▸ TASK DIRECTIONS: Give every line of the material again, exactly as written.

====== PROVIDED RECORDS ======

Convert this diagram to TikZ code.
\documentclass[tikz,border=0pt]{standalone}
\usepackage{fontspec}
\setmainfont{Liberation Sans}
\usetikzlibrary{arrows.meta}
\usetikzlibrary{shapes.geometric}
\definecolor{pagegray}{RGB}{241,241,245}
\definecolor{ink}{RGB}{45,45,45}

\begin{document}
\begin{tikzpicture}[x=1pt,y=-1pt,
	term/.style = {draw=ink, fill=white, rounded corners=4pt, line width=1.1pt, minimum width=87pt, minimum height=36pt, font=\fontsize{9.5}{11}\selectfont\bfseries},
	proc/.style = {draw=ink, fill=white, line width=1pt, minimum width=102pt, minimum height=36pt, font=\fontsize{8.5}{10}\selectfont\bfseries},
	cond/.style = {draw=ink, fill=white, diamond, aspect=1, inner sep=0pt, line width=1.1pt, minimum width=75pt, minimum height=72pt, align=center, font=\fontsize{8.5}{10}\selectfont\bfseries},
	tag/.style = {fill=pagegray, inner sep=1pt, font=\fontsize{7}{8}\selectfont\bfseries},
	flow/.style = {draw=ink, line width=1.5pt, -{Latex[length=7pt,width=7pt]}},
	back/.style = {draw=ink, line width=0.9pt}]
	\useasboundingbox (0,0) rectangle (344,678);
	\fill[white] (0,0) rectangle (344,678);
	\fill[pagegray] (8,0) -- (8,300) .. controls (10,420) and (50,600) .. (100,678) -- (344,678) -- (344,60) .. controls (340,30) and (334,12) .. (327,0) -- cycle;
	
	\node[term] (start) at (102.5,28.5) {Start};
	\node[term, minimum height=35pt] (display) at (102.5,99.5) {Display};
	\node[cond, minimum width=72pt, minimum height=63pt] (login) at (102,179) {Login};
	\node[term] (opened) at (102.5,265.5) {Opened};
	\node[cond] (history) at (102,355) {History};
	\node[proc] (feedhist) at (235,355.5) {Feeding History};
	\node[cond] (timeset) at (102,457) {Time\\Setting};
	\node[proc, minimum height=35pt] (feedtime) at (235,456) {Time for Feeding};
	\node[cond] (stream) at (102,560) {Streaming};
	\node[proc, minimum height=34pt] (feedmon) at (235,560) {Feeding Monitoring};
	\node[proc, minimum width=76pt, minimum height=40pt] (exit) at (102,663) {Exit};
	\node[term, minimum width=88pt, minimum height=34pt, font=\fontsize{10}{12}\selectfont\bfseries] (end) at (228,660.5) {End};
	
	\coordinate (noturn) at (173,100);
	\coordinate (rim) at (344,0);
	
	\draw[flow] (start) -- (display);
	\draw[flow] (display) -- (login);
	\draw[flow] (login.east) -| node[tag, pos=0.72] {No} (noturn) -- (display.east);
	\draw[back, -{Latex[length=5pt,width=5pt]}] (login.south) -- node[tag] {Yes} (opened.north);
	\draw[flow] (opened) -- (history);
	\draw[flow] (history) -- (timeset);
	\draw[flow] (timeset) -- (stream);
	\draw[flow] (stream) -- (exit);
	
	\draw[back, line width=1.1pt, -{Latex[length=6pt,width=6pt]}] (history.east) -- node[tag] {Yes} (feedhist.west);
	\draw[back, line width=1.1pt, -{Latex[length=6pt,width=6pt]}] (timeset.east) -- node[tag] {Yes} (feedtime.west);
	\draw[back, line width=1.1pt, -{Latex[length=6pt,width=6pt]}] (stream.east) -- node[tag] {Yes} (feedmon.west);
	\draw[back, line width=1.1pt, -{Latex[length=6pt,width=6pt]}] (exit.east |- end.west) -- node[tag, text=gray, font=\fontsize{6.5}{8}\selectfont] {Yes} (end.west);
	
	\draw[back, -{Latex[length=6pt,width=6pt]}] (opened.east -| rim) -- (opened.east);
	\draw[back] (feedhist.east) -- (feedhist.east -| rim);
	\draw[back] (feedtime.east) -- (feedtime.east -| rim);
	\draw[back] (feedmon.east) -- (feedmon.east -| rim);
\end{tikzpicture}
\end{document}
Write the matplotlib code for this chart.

======

▸ TASK ANSWER:
Convert this diagram to TikZ code.
\documentclass[tikz,border=0pt]{standalone}
\usepackage{fontspec}
\setmainfont{Liberation Sans}
\usetikzlibrary{arrows.meta}
\usetikzlibrary{shapes.geometric}
\definecolor{pagegray}{RGB}{241,241,245}
\definecolor{ink}{RGB}{45,45,45}

\begin{document}
\begin{tikzpicture}[x=1pt,y=-1pt,
	term/.style = {draw=ink, fill=white, rounded corners=4pt, line width=1.1pt, minimum width=87pt, minimum height=36pt, font=\fontsize{9.5}{11}\selectfont\bfseries},
	proc/.style = {draw=ink, fill=white, line width=1pt, minimum width=102pt, minimum height=36pt, font=\fontsize{8.5}{10}\selectfont\bfseries},
	cond/.style = {draw=ink, fill=white, diamond, aspect=1, inner sep=0pt, line width=1.1pt, minimum width=75pt, minimum height=72pt, align=center, font=\fontsize{8.5}{10}\selectfont\bfseries},
	tag/.style = {fill=pagegray, inner sep=1pt, font=\fontsize{7}{8}\selectfont\bfseries},
	flow/.style = {draw=ink, line width=1.5pt, -{Latex[length=7pt,width=7pt]}},
	back/.style = {draw=ink, line width=0.9pt}]
	\useasboundingbox (0,0) rectangle (344,678);
	\fill[white] (0,0) rectangle (344,678);
	\fill[pagegray] (8,0) -- (8,300) .. controls (10,420) and (50,600) .. (100,678) -- (344,678) -- (344,60) .. controls (340,30) and (334,12) .. (327,0) -- cycle;
	
	\node[term] (start) at (102.5,28.5) {Start};
	\node[term, minimum height=35pt] (display) at (102.5,99.5) {Display};
	\node[cond, minimum width=72pt, minimum height=63pt] (login) at (102,179) {Login};
	\node[term] (opened) at (102.5,265.5) {Opened};
	\node[cond] (history) at (102,355) {History};
	\node[proc] (feedhist) at (235,355.5) {Feeding History};
	\node[cond] (timeset) at (102,457) {Time\\Setting};
	\node[proc, minimum height=35pt] (feedtime) at (235,456) {Time for Feeding};
	\node[cond] (stream) at (102,560) {Streaming};
	\node[proc, minimum height=34pt] (feedmon) at (235,560) {Feeding Monitoring};
	\node[proc, minimum width=76pt, minimum height=40pt] (exit) at (102,663) {Exit};
	\node[term, minimum width=88pt, minimum height=34pt, font=\fontsize{10}{12}\selectfont\bfseries] (end) at (228,660.5) {End};
	
	\coordinate (noturn) at (173,100);
	\coordinate (rim) at (344,0);
	
	\draw[flow] (start) -- (display);
	\draw[flow] (display) -- (login);
	\draw[flow] (login.east) -| node[tag, pos=0.72] {No} (noturn) -- (display.east);
	\draw[back, -{Latex[length=5pt,width=5pt]}] (login.south) -- node[tag] {Yes} (opened.north);
	\draw[flow] (opened) -- (history);
	\draw[flow] (history) -- (timeset);
	\draw[flow] (timeset) -- (stream);
	\draw[flow] (stream) -- (exit);
	
	\draw[back, line width=1.1pt, -{Latex[length=6pt,width=6pt]}] (history.east) -- node[tag] {Yes} (feedhist.west);
	\draw[back, line width=1.1pt, -{Latex[length=6pt,width=6pt]}] (timeset.east) -- node[tag] {Yes} (feedtime.west);
	\draw[back, line width=1.1pt, -{Latex[length=6pt,width=6pt]}] (stream.east) -- node[tag] {Yes} (feedmon.west);
	\draw[back, line width=1.1pt, -{Latex[length=6pt,width=6pt]}] (exit.east |- end.west) -- node[tag, text=gray, font=\fontsize{6.5}{8}\selectfont] {Yes} (end.west);
	
	\draw[back, -{Latex[length=6pt,width=6pt]}] (opened.east -| rim) -- (opened.east);
	\draw[back] (feedhist.east) -- (feedhist.east -| rim);
	\draw[back] (feedtime.east) -- (feedtime.east -| rim);
	\draw[back] (feedmon.east) -- (feedmon.east -| rim);
\end{tikzpicture}
\end{document}
Write the matplotlib code for this chart.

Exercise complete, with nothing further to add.